Exercise goal — Among the entries, which lines carry the string "this"? Copy each of them.

Begin Data to process

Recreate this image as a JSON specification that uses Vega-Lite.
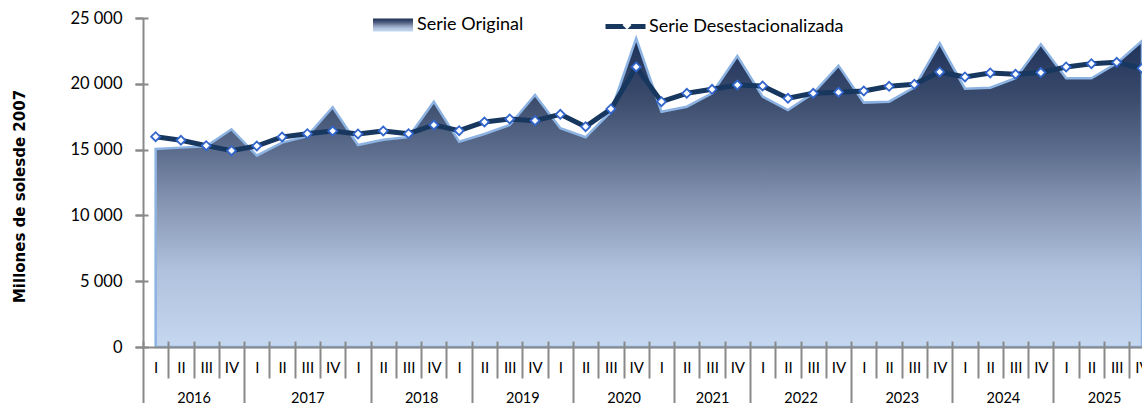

End Data to process
Begin Data to process

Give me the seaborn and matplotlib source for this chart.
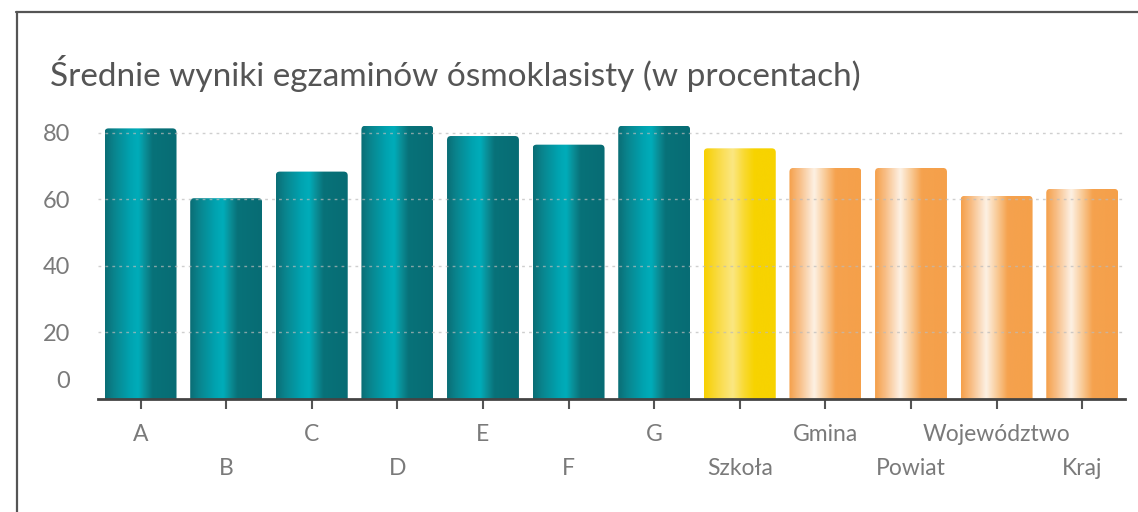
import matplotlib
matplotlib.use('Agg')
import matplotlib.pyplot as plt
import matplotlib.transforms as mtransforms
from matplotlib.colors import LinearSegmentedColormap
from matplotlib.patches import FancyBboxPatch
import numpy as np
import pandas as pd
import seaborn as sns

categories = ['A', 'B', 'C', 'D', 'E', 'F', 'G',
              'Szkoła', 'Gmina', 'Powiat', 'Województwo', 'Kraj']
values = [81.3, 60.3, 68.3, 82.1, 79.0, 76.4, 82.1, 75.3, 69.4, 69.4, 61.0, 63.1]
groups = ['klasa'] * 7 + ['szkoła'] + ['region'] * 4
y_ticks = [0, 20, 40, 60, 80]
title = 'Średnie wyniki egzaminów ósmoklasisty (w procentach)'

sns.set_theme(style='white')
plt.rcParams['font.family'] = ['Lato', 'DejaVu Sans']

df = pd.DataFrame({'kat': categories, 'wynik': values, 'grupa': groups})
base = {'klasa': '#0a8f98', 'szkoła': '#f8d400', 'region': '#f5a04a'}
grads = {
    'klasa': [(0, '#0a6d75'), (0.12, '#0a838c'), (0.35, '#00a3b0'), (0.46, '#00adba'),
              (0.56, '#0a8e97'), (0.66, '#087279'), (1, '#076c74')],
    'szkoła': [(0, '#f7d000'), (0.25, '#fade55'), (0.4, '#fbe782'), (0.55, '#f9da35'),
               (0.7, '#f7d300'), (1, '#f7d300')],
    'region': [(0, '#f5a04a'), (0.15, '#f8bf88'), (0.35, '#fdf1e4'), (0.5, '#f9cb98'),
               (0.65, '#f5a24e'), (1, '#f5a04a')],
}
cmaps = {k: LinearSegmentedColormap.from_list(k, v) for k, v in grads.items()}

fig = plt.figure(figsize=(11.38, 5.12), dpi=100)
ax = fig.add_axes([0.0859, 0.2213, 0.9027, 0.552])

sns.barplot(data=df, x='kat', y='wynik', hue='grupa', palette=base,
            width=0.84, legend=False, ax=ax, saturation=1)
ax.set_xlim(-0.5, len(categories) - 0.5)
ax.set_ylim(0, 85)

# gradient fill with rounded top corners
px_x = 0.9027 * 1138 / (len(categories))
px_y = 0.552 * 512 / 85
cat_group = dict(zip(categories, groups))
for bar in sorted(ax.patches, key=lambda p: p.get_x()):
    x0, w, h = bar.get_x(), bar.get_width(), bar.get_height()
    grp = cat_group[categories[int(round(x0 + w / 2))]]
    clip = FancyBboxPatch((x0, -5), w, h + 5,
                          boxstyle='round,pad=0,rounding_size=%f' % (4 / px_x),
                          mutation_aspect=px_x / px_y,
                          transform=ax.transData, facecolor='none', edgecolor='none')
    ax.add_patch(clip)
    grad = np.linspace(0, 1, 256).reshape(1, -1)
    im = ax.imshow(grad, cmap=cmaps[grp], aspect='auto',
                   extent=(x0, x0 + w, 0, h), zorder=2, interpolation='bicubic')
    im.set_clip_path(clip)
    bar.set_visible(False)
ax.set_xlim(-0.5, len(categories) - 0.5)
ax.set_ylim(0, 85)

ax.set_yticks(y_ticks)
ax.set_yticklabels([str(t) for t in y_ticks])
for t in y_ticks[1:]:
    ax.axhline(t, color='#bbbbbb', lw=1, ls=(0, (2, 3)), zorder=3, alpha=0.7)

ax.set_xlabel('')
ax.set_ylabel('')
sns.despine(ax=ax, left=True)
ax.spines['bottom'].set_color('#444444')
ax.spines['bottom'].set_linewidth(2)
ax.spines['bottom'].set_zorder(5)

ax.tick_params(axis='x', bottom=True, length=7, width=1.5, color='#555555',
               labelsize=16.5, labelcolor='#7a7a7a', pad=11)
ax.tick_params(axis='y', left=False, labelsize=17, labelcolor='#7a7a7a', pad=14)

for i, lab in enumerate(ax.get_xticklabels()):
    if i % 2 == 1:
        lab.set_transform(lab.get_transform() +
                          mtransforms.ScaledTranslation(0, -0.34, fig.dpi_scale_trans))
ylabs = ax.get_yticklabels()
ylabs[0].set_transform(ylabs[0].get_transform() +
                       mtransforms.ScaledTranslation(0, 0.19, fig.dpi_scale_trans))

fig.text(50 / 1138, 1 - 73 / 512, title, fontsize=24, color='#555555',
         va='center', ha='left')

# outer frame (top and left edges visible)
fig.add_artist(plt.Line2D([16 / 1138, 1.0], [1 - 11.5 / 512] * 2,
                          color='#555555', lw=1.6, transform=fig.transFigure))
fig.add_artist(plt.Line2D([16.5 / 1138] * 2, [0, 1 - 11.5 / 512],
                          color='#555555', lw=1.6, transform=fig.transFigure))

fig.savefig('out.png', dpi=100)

End Data to process

Solution to the exercise —
Recreate this image as a JSON specification that uses Vega-Lite.
Give me the seaborn and matplotlib source for this chart.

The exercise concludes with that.